Biofeedback Based System to Enhance Robotic Assisted Gait Training in Children With Cerebral Palsy

The AID2GAIT project aims to develop a biofeedback system with the aim of improving the outcomes of robot-assisted gait training (RAGT) in pediatric patients with cerebral palsy. The physiological signals of children during RAGT therapy sessions, acquired through non-invasive technologies, will be analyzed. These technologies specifically are: * wearable technology (smartwatch), from which the HRV (Heart Rate Variability) signal will be measured; * infrared thermography, from which the temperature in salient facial regions will be obtained; * fNIRS (functional near-infrared spectroscopy), from which information on brain activity and its changes over time will be obtained. Information on the kinematics of the exoskeleton used during RAGT will be extracted. The RAGT will be performed using the Lokomat orthosis (Hocoma), the most widely used exoskeleton in rehabilitation that facilitates a bilaterally symmetrical gait, as the individual actively tries to advance each limb during walking, combined with a patented dynamic body weight support system.

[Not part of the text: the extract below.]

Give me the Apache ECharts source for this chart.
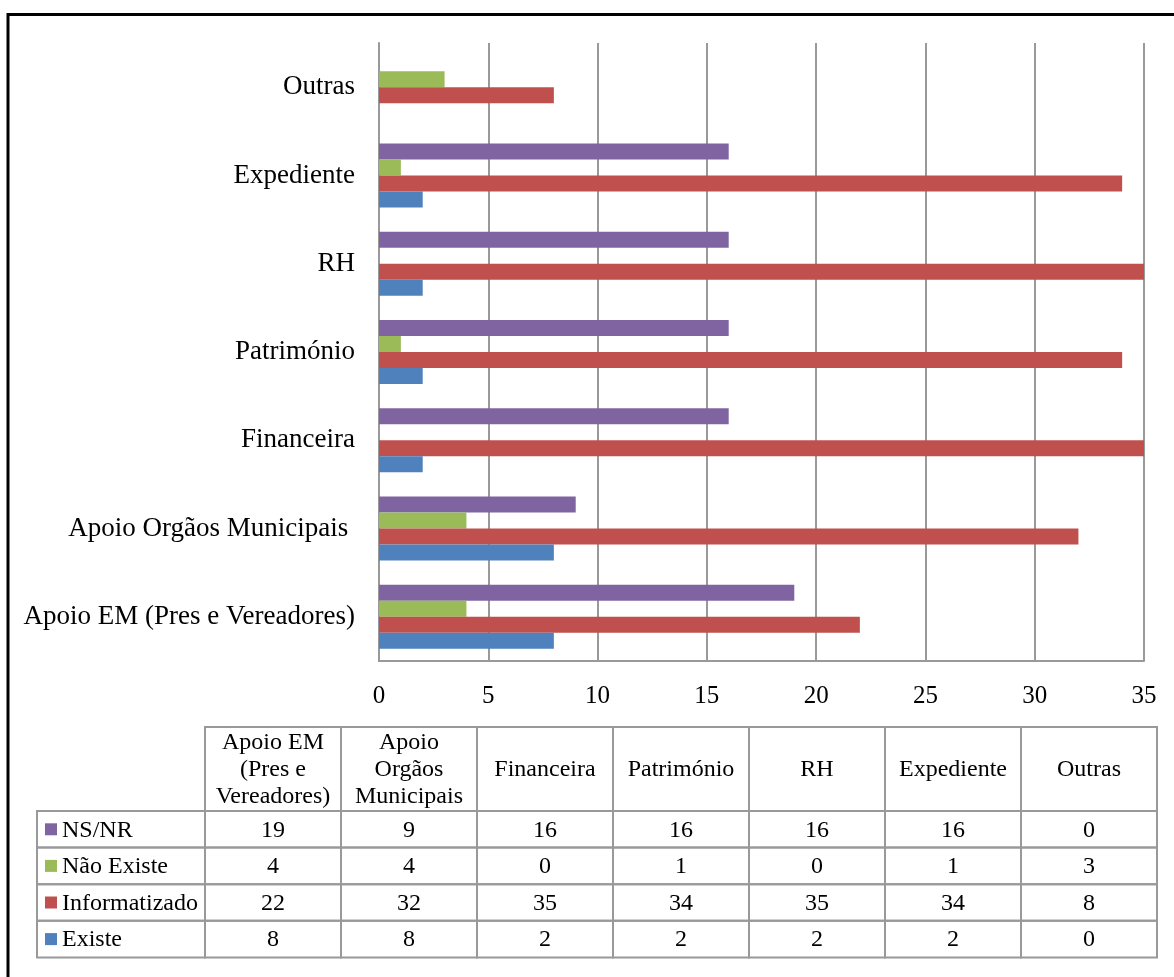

The entire RAGT treatment will consist of 12 sessions of robotic gait rehabilitation administered over 4 weeks. The protocol consists of a block paradigm: children will be asked to actively move during the robotic training for the first 30 seconds, followed by a rest period of 30 seconds. The paradigm will be provided in 10 blocks for a total duration of 30 minutes. During each single session, infrared (IR) thermal video, smartwatch signals (HRV- heart rate variability) and the kinematic output of the robot will be recorded. During the first (T1) and the last session of the RAGT (T12), fNIRS will also be recorded together with the assessment of motor skills, revealed by clinical scales. The assessment of fNIRS and clinical scales will be useful to understand the global efficacy of the treatment. Before the start of the experimental trials, parents will be extensively informed about the purpose and protocol of the study and will sign an informed consent form. For each session, the assessment of the psychophysiological state of the patients will be based on the estimation of the state of physiological parameters, such as heart rate variability (HRV), recorded by a smartwatch and on the assessment of the emotional state of the child by means of an infrared thermal imaging system. The information on the state of the child and the robot will be assessed in real time and will constitute the input data for a machine learning-based model capable of classifying the level of patient engagement. Based on this information, the physiotherapist, who assists the child during the training sessions, will be able to intervene and modify the parameters of the exoskeleton (e.g. push force, body weight support, treadmill speed, range of motion and hip and knee offset). Furthermore, the effectiveness of the entire treatment will be assessed through the administration of clinical tools commonly used in clinical practice and by the assessment of brain activation by means of a non-invasive and portable neuroimaging technique, the fNIRS. These assessments will be conducted by comparing the first and the last training session.